“Long Term Parking” Documentary Short Film By Lance Oppenheim Features An Improvised Village Of Airline Workers On LAX Airport Parking Lot

Taking a back-road shortcut to catch a flight from Los Angeles two years ago, I passed an obscure airline employee parking lot – and was surprised to see over 70 motor homes. It looked like there was an entire community planted right there in the parking lot of the airport. I wondered, who lived there – and why?

Long Term parking documentary short film by Lance Oppenheim features an improvised village of airline workers on LAX airport parking lot

I learned that this community was an employee parking lot turned motor-home park made up of pilots, flight attendants and mechanics. And I became fascinated by why and how the residents – people who may have flown us across the country, or walked us through emergency landing procedures – came to inhabit such an unusual place.

When I returned there last December, it quickly became apparent that the lot rarely attracted visitors, especially those carrying cameras. Residents did not immediately embrace me – a student filmmaker. So I was grateful when a few of them decided to share their takes on their unique living situation with me – and was struck by the contradictions in how they view their homes. While many communities seem to confer on their residents a sense of stability, those at the employee parking lot today generally view their homes as temporary.

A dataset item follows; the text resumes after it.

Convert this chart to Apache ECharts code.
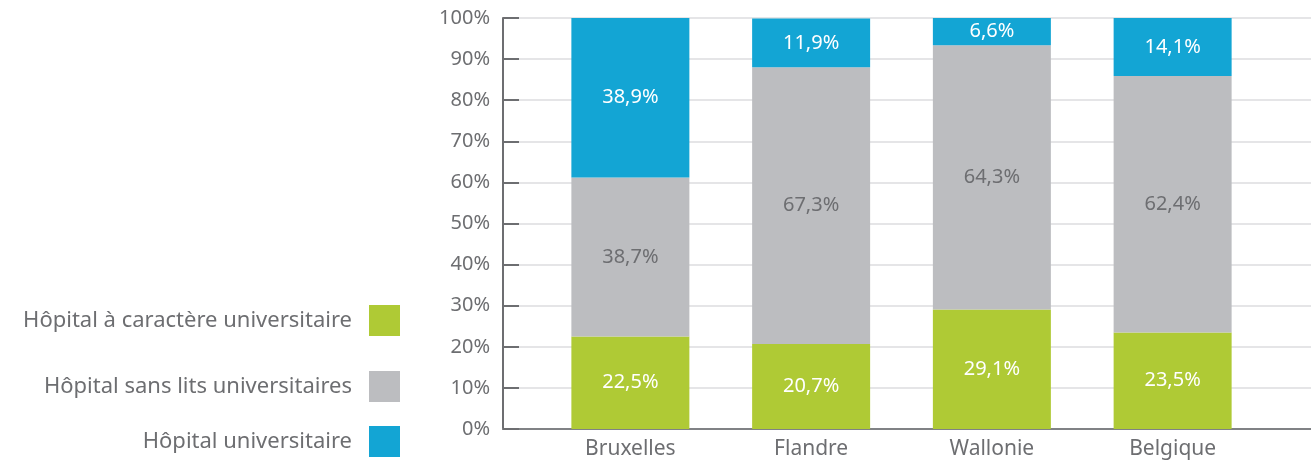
<!DOCTYPE html>
<html>
<head>
<meta charset="utf-8">
<script src="https://cdn.jsdelivr.net/npm/echarts@6/dist/echarts.min.js"></script>
<style>
    html, body { margin: 0; padding: 0; background: #fff; }
    #chart { width: 1311px; height: 466px; }
</style>
</head>
<body>
<div id="chart"></div>
<script>
var regions = ['Bruxelles', 'Flandre', 'Wallonie', 'Belgique'];
var seriesNames = ['Hôpital à caractère universitaire', 'Hôpital sans lits universitaires', 'Hôpital universitaire'];
var caractere = [22.5, 20.7, 29.1, 23.5];
var sansLits = [38.7, 67.3, 64.3, 62.4];
var universitaire = [38.9, 11.9, 6.6, 14.1];
var yTicks = [0, 100, 10];

var colors = ['#afca35', '#bcbdc0', '#13a5d4'];
var labelColors = ['#ffffff', '#6d6e71', '#ffffff'];
var font = 'Noto Sans';
var textGrey = '#6d6e71';

var chart = echarts.init(document.getElementById('chart'));

function pct(p) {
    return p.value.toFixed(1).replace('.', ',') + '%';
}

function makeSeries(i, data) {
    return {
        name: seriesNames[i],
        type: 'bar',
        stack: 'total',
        xAxisIndex: 1,
        yAxisIndex: 1,
        barWidth: 118,
        data: data,
        itemStyle: { color: colors[i] },
        label: {
            show: true,
            position: 'inside',
            color: labelColors[i],
            fontFamily: font,
            fontSize: 20,
            formatter: pct
        }
    };
}

function makeLegend(i, top) {
    return {
        data: [seriesNames[i]],
        right: 911,
        top: top,
        padding: 0,
        orient: 'vertical',
        align: 'right',
        itemWidth: 31,
        itemHeight: 31,
        icon: 'rect',
        selectedMode: false,
        textStyle: {
            color: textGrey,
            fontFamily: font,
            fontSize: 22,
            padding: [2, 12, 0, 0]
        }
    };
}

var opt = {
    animation: false,
    legend: [makeLegend(0, 305), makeLegend(1, 371), makeLegend(2, 426)],
    grid: [
        // frame: y axis, gridlines and baseline running to the right edge
        { left: 503, right: 0, top: 18, bottom: 37 },
        // bars
        { left: 540, width: 723, top: 18, bottom: 37 }
    ],
    xAxis: [
        {
            gridIndex: 0,
            type: 'value',
            min: 0,
            max: 1,
            axisLine: { show: true, onZero: false, lineStyle: { color: '#808285', width: 2 } },
            axisTick: { show: false },
            axisLabel: { show: false },
            splitLine: { show: false }
        },
        {
            gridIndex: 1,
            type: 'category',
            data: regions,
            axisLine: { show: false },
            axisTick: { show: false },
            axisLabel: { color: textGrey, fontFamily: font, fontSize: 21, margin: 10 }
        }
    ],
    yAxis: [
        {
            gridIndex: 0,
            type: 'value',
            min: yTicks[0],
            max: yTicks[1],
            interval: yTicks[2],
            axisLine: { show: true, lineStyle: { color: '#6d6e71', width: 2 } },
            axisTick: { show: true, inside: true, length: 16, lineStyle: { color: '#6d6e71', width: 2 } },
            axisLabel: { color: textGrey, fontFamily: font, fontSize: 20, margin: 13, formatter: '{value}%' },
            splitLine: { show: true, lineStyle: { color: '#dcdddf', width: 1.5 } }
        },
        {
            gridIndex: 1,
            type: 'value',
            min: yTicks[0],
            max: yTicks[1],
            show: false
        }
    ],
    series: [
        makeSeries(0, caractere),
        makeSeries(1, sansLits),
        makeSeries(2, universitaire)
    ]
};

chart.setOption(opt, true);
</script>
</body>
</html>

But if a home is traditionally considered a place where one yearns to return to – a place where the heart is, so to speak – can a temporary dwelling be a home?

Their perspectives are rooted in their community’s complicated history. The lot was created at least a decade ago as an airport-sponsored program offering airline employees a place to rest before heading to their next destination. Today, however, the next destination for many of the lot’s residents is unknown. As a result of pursuing their dream of working in the aviation industry, with its attendant transient lifestyle, many of the parking lot’s residents are estranged from their families. They are largely a community of people living alone, together – and most now consider the lot ‘home.’ But airport officials do not necessarily share their enthusiasm. Instead, they are actively seeking ways to re-appropriate the space where the community is situated and have slowly, and steadily, reduced the number of its residents.

I hope this film will help expand and challenge traditional views of what constitutes a home in 21st-century America. Because as unconventional as their living situation may be, the residents of this airport parking lot told me their homes afford them something we all seek: freedom.